I know Annette would tell you that there were some difficult and stressful times. She may even admit there were a few days they both wished they were somewhere else. But, I also know Annette loved her dearly and cherished every moment God gave her with mom. She learned so much and has become like mom in so many ways. She is a heroine, and our family is so indebted to her for all the minutes, hours, days, months, and years that she cared for mom.
She was amazing…she is amazing. We will miss mom’s strength and will to live, but we still see it. She is with us, and she is my sister, a rock…the heroine of our family.

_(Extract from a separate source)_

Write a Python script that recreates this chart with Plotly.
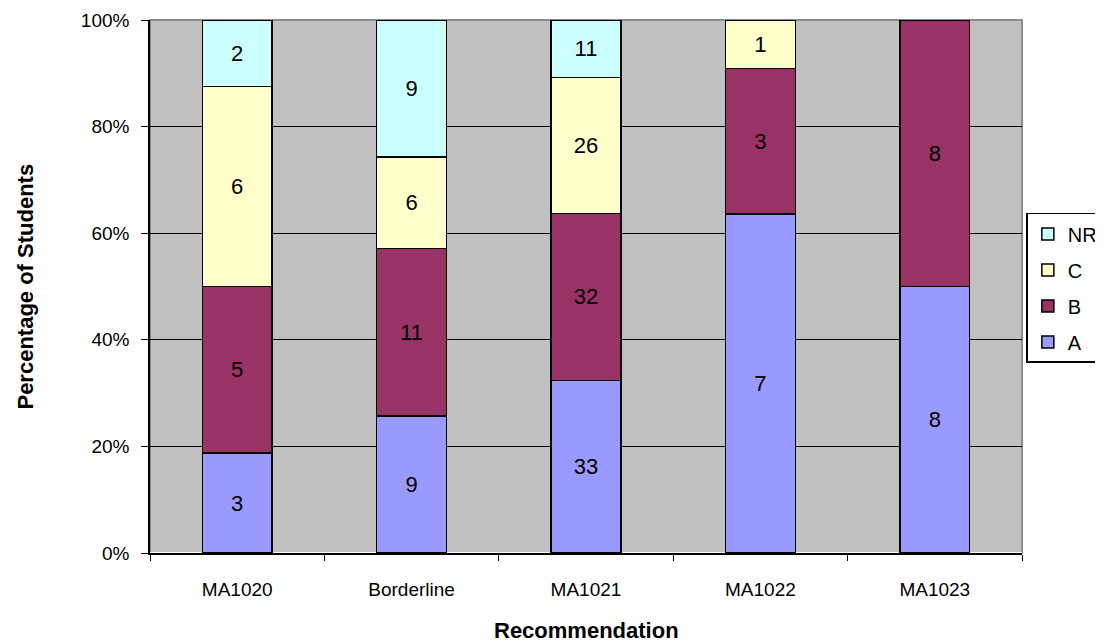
import plotly.graph_objects as go

categories = ["MA1020", "Borderline", "MA1021", "MA1022", "MA1023"]
series_names = ["A", "B", "C", "NR"]
A = [3, 9, 33, 7, 8]
B = [5, 11, 32, 3, 8]
C = [6, 6, 26, 1, 0]
NR = [2, 9, 11, 0, 0]
y_ticks = [0, 20, 40, 60, 80, 100]
y_ticklabels = ["0%", "20%", "40%", "60%", "80%", "100%"]
colors = {"A": "#9999FF", "B": "#993366", "C": "#FFFFCC", "NR": "#CCFFFF"}
values = {"A": A, "B": B, "C": C, "NR": NR}
ranks = {"NR": 1, "C": 2, "B": 3, "A": 4}

FONT = "Liberation Sans, Arial, sans-serif"

fig = go.Figure()
for name in series_names:
    vals = values[name]
    fig.add_trace(go.Bar(
        x=categories, y=vals, name=name, legendgroup=name, legendrank=ranks[name],
        marker=dict(color=colors[name], line=dict(color="black", width=1.5)),
        text=[str(v) if v else "" for v in vals],
        textposition="inside", insidetextanchor="middle",
        textfont=dict(family=FONT, size=22, color="black"),
        hoverinfo="skip",
    ))

# page body has an 8px margin: plot area placed so that it lands at x 150..1022, y 20..553
fig.update_layout(
    barmode="stack", barnorm="percent", bargap=0.6,
    width=1095, height=636,
    margin=dict(l=142, r=81, t=12, b=91, autoexpand=False),
    paper_bgcolor="white", plot_bgcolor="#C0C0C0",
    font=dict(family=FONT, size=19, color="black"),
    uniformtext=dict(minsize=22, mode="show"),
    showlegend=True,
    legend=dict(
        x=1.005, y=0.638, xanchor="left", yanchor="top",
        traceorder="grouped", tracegroupgap=7,
        bordercolor="black", borderwidth=1.5, bgcolor="white",
        font=dict(family=FONT, size=20, color="black"),
    ),
    xaxis=dict(
        showline=True, linecolor="black", linewidth=1.5,
        ticks="outside", tickson="boundaries", ticklen=6, tickcolor="black",
        tickfont=dict(size=19), ticklabelstandoff=18,
    ),
    yaxis=dict(
        range=[0, 100], tickvals=y_ticks, ticktext=y_ticklabels,
        showline=True, linecolor="black", linewidth=1.5,
        ticks="outside", ticklen=7, tickcolor="black",
        showgrid=True, gridcolor="black", gridwidth=1.2,
        tickfont=dict(size=19), ticklabelstandoff=8,
    ),
    shapes=[dict(
        type="rect", xref="paper", yref="paper", x0=0, x1=1, y0=0, y1=1,
        line=dict(color="#8C8C8C", width=2), layer="between",
    )],
    annotations=[
        dict(text="<b>Recommendation</b>", xref="paper", yref="paper",
             x=0.5, y=-0.1445, xanchor="center", yanchor="middle",
             showarrow=False, font=dict(family=FONT, size=22, color="black")),
        dict(text="<b>Percentage of Students</b>", xref="paper", yref="paper",
             x=-0.1433, y=0.5, xanchor="center", yanchor="middle", textangle=-90,
             showarrow=False, font=dict(family=FONT, size=22, color="black")),
    ],
)

fig.write_html("out.html")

It just wasn’t the same, it didn’t feel right. The first night I slept in my moms house after she passed away was such a feeling of being lost, alone, without. My siblings and I had become ophans. It wasn’t like we knew the day would never come, her life was failing and ebbing out of her, yet we held on. She was our mom and our family and our home. She was a feeling of comfort and belonging that God had given us.
I know everyone goes through these times, some earlier than others, in fact, God blessed us with mom for 98 years. How could we not be thankful for all of those years and memories of having mom. Yet, now we have lost her, and things will be different. We will feel her absence each time the family comes together. The kitchen where she cooked, the table where we sat and ate with her, the living room where we gathered as family to talk and laugh and watch her beloved Rangers baseball team, it will all be different without her.
But, she left something with us…alone but not without. We may be orphaned but her spirit, and her smile, and her wittiness, wisdom, love, and let’s not forget her cooking are still with us. These are all gifts of the legacy she lived in front of us. The greatest gift she left us was her love for God, her faithfulness even through her suffering is important for us to hold on to the rest of our lives. She has fought the good fight, (and it was a fight in those last days), she finished the race, the race and life that God had set out before her, she kept the faith.
She will be missed, she is already missed, but she left us so much. And God used all of her days to show us his great love and grace for us. We are orphaned, she is gone from this earth and we are alone… but not without.
I held her hand, brushed her face, kissed her cheek and told her I would see her again soon. Thank You Lord, for giving me such a beautiful mom as a gift to me and our family, just like you gave your Son…to show us your love.